#### [Exercise aim]
Omit all images. Write out the rest of the material exactly.

#### [Data supplied]

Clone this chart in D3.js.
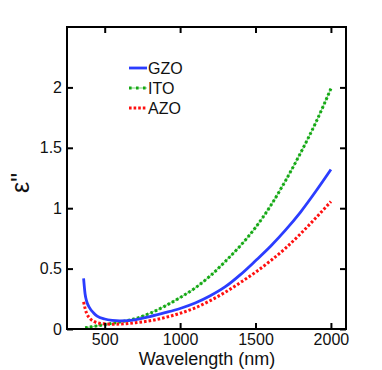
<!DOCTYPE html>
<html>
<head>
<meta charset="utf-8">
<script src="https://cdn.jsdelivr.net/npm/d3@7"></script>
<style>
html,body{margin:0;padding:0;background:#fff;}
svg{display:block;font-family:"Liberation Sans",Arial,sans-serif;}
</style>
</head>
<body>
<svg id="chart" width="382" height="370"></svg>
<script>
// Data (wavelength in nm, epsilon'')
const gzoWl = [360,370,380,400,425,450,500,550,600,700,800,900,1000,1100,1200,1300,1400,1500,1600,1700,1800,1900,2000];
const gzoVal = [0.42,0.29,0.23,0.175,0.135,0.107,0.083,0.072,0.068,0.076,0.103,0.135,0.17,0.215,0.275,0.35,0.45,0.565,0.685,0.82,0.97,1.14,1.32];
const itoWl = [370,400,450,500,550,600,700,800,900,1000,1100,1200,1300,1400,1500,1600,1700,1800,1900,2000];
const itoVal = [0.01,0.016,0.026,0.037,0.047,0.058,0.085,0.13,0.19,0.26,0.34,0.44,0.56,0.69,0.84,1.02,1.23,1.46,1.71,1.99];
const azoWl = [360,370,380,400,425,450,500,550,600,700,800,900,1000,1100,1200,1300,1400,1500,1600,1700,1800,1900,2000];
const azoVal = [0.225,0.17,0.13,0.09,0.065,0.052,0.043,0.04,0.041,0.052,0.068,0.095,0.13,0.175,0.235,0.305,0.385,0.47,0.565,0.67,0.79,0.92,1.055];
const seriesNames = ["GZO","ITO","AZO"];
const xTicks = [500,1000,1500,2000];
const yTicks = [0,0.5,1,1.5,2];
const xLabel = "Wavelength (nm)";
const yLabel = "ε\"";

const svg = d3.select("#chart");
const L = 67, T = 27, R = 346, B = 329;
const x = d3.scaleLinear().domain([250,2100]).range([L,R]);
const y = d3.scaleLinear().domain([0,2.5]).range([B,T]);

const zip = (a,b) => a.map((w,i)=>[w,b[i]]);
const line = d3.line().x(d=>x(d[0])).y(d=>y(d[1])).curve(d3.curveMonotoneX);

const colBlue = "#2b3dff", colGreen = "#14a814", colGreenLight = "#8fd88f", colRed = "#ff1010";
const textCol = "#111";

// curves
const g = svg.append("g");
g.append("path").attr("d", line(zip(itoWl,itoVal))).attr("fill","none")
  .attr("stroke",colGreenLight).attr("stroke-width",1.2);
g.append("path").attr("d", line(zip(itoWl,itoVal))).attr("fill","none")
  .attr("stroke",colGreen).attr("stroke-width",3).attr("stroke-dasharray","2.6,2.2");
g.append("path").attr("d", line(zip(azoWl,azoVal))).attr("fill","none")
  .attr("stroke",colRed).attr("stroke-width",3).attr("stroke-dasharray","2.6,2");
g.append("path").attr("d", line(zip(gzoWl,gzoVal))).attr("fill","none")
  .attr("stroke",colBlue).attr("stroke-width",2.8);

// axes
function styleAxis(sel, showLabels){
  sel.select(".domain").remove();
  sel.selectAll(".tick line").attr("stroke","#000").attr("stroke-width",2);
  sel.selectAll(".tick text").attr("font-size","16px").attr("fill",textCol)
     .attr("font-family","'Liberation Sans',Arial,sans-serif");
  if(!showLabels) sel.selectAll(".tick text").remove();
}
svg.append("g").attr("transform",`translate(0,${B})`)
  .call(d3.axisBottom(x).tickValues(xTicks).tickSizeInner(-6).tickSizeOuter(0).tickPadding(5).tickFormat(d3.format("d")))
  .call(s=>styleAxis(s,true));
svg.append("g").attr("transform",`translate(0,${T})`)
  .call(d3.axisTop(x).tickValues(xTicks).tickSizeInner(-6).tickSizeOuter(0))
  .call(s=>styleAxis(s,false));
svg.append("g").attr("transform",`translate(${L},0)`)
  .call(d3.axisLeft(y).tickValues(yTicks).tickSizeInner(-6).tickSizeOuter(0).tickPadding(5).tickFormat(d=>String(d)))
  .call(s=>styleAxis(s,true));
svg.append("g").attr("transform",`translate(${R},0)`)
  .call(d3.axisRight(y).tickValues(yTicks).tickSizeInner(-6).tickSizeOuter(0))
  .call(s=>styleAxis(s,false));

// frame
svg.append("rect").attr("x",L).attr("y",T).attr("width",R-L).attr("height",B-T)
  .attr("fill","none").attr("stroke","#000").attr("stroke-width",2);

// axis labels
svg.append("text").attr("x",207).attr("y",365).attr("text-anchor","middle")
  .attr("font-size","18px").attr("fill",textCol).text(xLabel);
svg.append("text").attr("transform","translate(29,183) rotate(-90)").attr("text-anchor","middle")
  .attr("font-size","25px").attr("fill",textCol).text(yLabel);

// legend
const legY = [68,88,108];
const leg = svg.append("g");
// GZO
leg.append("line").attr("x1",129).attr("x2",147).attr("y1",legY[0]).attr("y2",legY[0])
  .attr("stroke",colBlue).attr("stroke-width",2.8);
// ITO
leg.append("line").attr("x1",129).attr("x2",147).attr("y1",legY[1]).attr("y2",legY[1])
  .attr("stroke",colGreenLight).attr("stroke-width",1.2);
leg.append("line").attr("x1",129).attr("x2",147).attr("y1",legY[1]).attr("y2",legY[1])
  .attr("stroke",colGreen).attr("stroke-width",3).attr("stroke-dasharray","2.6,4.4");
// AZO
leg.append("line").attr("x1",129).attr("x2",147).attr("y1",legY[2]).attr("y2",legY[2])
  .attr("stroke",colRed).attr("stroke-width",3).attr("stroke-dasharray","2.6,2");
seriesNames.forEach((n,i)=>{
  leg.append("text").attr("x",148).attr("y",legY[i]).attr("dy","0.36em")
    .attr("font-size","16px").attr("fill",textCol).text(n);
});
</script>
</body>
</html>
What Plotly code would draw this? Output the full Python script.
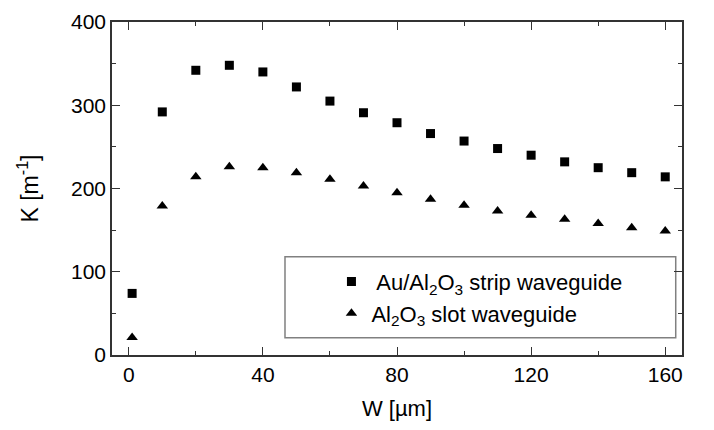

#### [Exercise answer]
Clone this chart in D3.js.
<!DOCTYPE html>
<html>
<head>
<meta charset="utf-8">
<script src="https://cdn.jsdelivr.net/npm/d3@7"></script>
<style>
html,body{margin:0;padding:0;background:#fff;}
svg{display:block;font-family:"Liberation Sans",Arial,sans-serif;}
</style>
</head>
<body>
<svg id="chart" width="382" height="370"></svg>
<script>
// Data (wavelength in nm, epsilon'')
const gzoWl = [360,370,380,400,425,450,500,550,600,700,800,900,1000,1100,1200,1300,1400,1500,1600,1700,1800,1900,2000];
const gzoVal = [0.42,0.29,0.23,0.175,0.135,0.107,0.083,0.072,0.068,0.076,0.103,0.135,0.17,0.215,0.275,0.35,0.45,0.565,0.685,0.82,0.97,1.14,1.32];
const itoWl = [370,400,450,500,550,600,700,800,900,1000,1100,1200,1300,1400,1500,1600,1700,1800,1900,2000];
const itoVal = [0.01,0.016,0.026,0.037,0.047,0.058,0.085,0.13,0.19,0.26,0.34,0.44,0.56,0.69,0.84,1.02,1.23,1.46,1.71,1.99];
const azoWl = [360,370,380,400,425,450,500,550,600,700,800,900,1000,1100,1200,1300,1400,1500,1600,1700,1800,1900,2000];
const azoVal = [0.225,0.17,0.13,0.09,0.065,0.052,0.043,0.04,0.041,0.052,0.068,0.095,0.13,0.175,0.235,0.305,0.385,0.47,0.565,0.67,0.79,0.92,1.055];
const seriesNames = ["GZO","ITO","AZO"];
const xTicks = [500,1000,1500,2000];
const yTicks = [0,0.5,1,1.5,2];
const xLabel = "Wavelength (nm)";
const yLabel = "ε\"";

const svg = d3.select("#chart");
const L = 67, T = 27, R = 346, B = 329;
const x = d3.scaleLinear().domain([250,2100]).range([L,R]);
const y = d3.scaleLinear().domain([0,2.5]).range([B,T]);

const zip = (a,b) => a.map((w,i)=>[w,b[i]]);
const line = d3.line().x(d=>x(d[0])).y(d=>y(d[1])).curve(d3.curveMonotoneX);

const colBlue = "#2b3dff", colGreen = "#14a814", colGreenLight = "#8fd88f", colRed = "#ff1010";
const textCol = "#111";

// curves
const g = svg.append("g");
g.append("path").attr("d", line(zip(itoWl,itoVal))).attr("fill","none")
  .attr("stroke",colGreenLight).attr("stroke-width",1.2);
g.append("path").attr("d", line(zip(itoWl,itoVal))).attr("fill","none")
  .attr("stroke",colGreen).attr("stroke-width",3).attr("stroke-dasharray","2.6,2.2");
g.append("path").attr("d", line(zip(azoWl,azoVal))).attr("fill","none")
  .attr("stroke",colRed).attr("stroke-width",3).attr("stroke-dasharray","2.6,2");
g.append("path").attr("d", line(zip(gzoWl,gzoVal))).attr("fill","none")
  .attr("stroke",colBlue).attr("stroke-width",2.8);

// axes
function styleAxis(sel, showLabels){
  sel.select(".domain").remove();
  sel.selectAll(".tick line").attr("stroke","#000").attr("stroke-width",2);
  sel.selectAll(".tick text").attr("font-size","16px").attr("fill",textCol)
     .attr("font-family","'Liberation Sans',Arial,sans-serif");
  if(!showLabels) sel.selectAll(".tick text").remove();
}
svg.append("g").attr("transform",`translate(0,${B})`)
  .call(d3.axisBottom(x).tickValues(xTicks).tickSizeInner(-6).tickSizeOuter(0).tickPadding(5).tickFormat(d3.format("d")))
  .call(s=>styleAxis(s,true));
svg.append("g").attr("transform",`translate(0,${T})`)
  .call(d3.axisTop(x).tickValues(xTicks).tickSizeInner(-6).tickSizeOuter(0))
  .call(s=>styleAxis(s,false));
svg.append("g").attr("transform",`translate(${L},0)`)
  .call(d3.axisLeft(y).tickValues(yTicks).tickSizeInner(-6).tickSizeOuter(0).tickPadding(5).tickFormat(d=>String(d)))
  .call(s=>styleAxis(s,true));
svg.append("g").attr("transform",`translate(${R},0)`)
  .call(d3.axisRight(y).tickValues(yTicks).tickSizeInner(-6).tickSizeOuter(0))
  .call(s=>styleAxis(s,false));

// frame
svg.append("rect").attr("x",L).attr("y",T).attr("width",R-L).attr("height",B-T)
  .attr("fill","none").attr("stroke","#000").attr("stroke-width",2);

// axis labels
svg.append("text").attr("x",207).attr("y",365).attr("text-anchor","middle")
  .attr("font-size","18px").attr("fill",textCol).text(xLabel);
svg.append("text").attr("transform","translate(29,183) rotate(-90)").attr("text-anchor","middle")
  .attr("font-size","25px").attr("fill",textCol).text(yLabel);

// legend
const legY = [68,88,108];
const leg = svg.append("g");
// GZO
leg.append("line").attr("x1",129).attr("x2",147).attr("y1",legY[0]).attr("y2",legY[0])
  .attr("stroke",colBlue).attr("stroke-width",2.8);
// ITO
leg.append("line").attr("x1",129).attr("x2",147).attr("y1",legY[1]).attr("y2",legY[1])
  .attr("stroke",colGreenLight).attr("stroke-width",1.2);
leg.append("line").attr("x1",129).attr("x2",147).attr("y1",legY[1]).attr("y2",legY[1])
  .attr("stroke",colGreen).attr("stroke-width",3).attr("stroke-dasharray","2.6,4.4");
// AZO
leg.append("line").attr("x1",129).attr("x2",147).attr("y1",legY[2]).attr("y2",legY[2])
  .attr("stroke",colRed).attr("stroke-width",3).attr("stroke-dasharray","2.6,2");
seriesNames.forEach((n,i)=>{
  leg.append("text").attr("x",148).attr("y",legY[i]).attr("dy","0.36em")
    .attr("font-size","16px").attr("fill",textCol).text(n);
});
</script>
</body>
</html>
What Plotly code would draw this? Output the full Python script.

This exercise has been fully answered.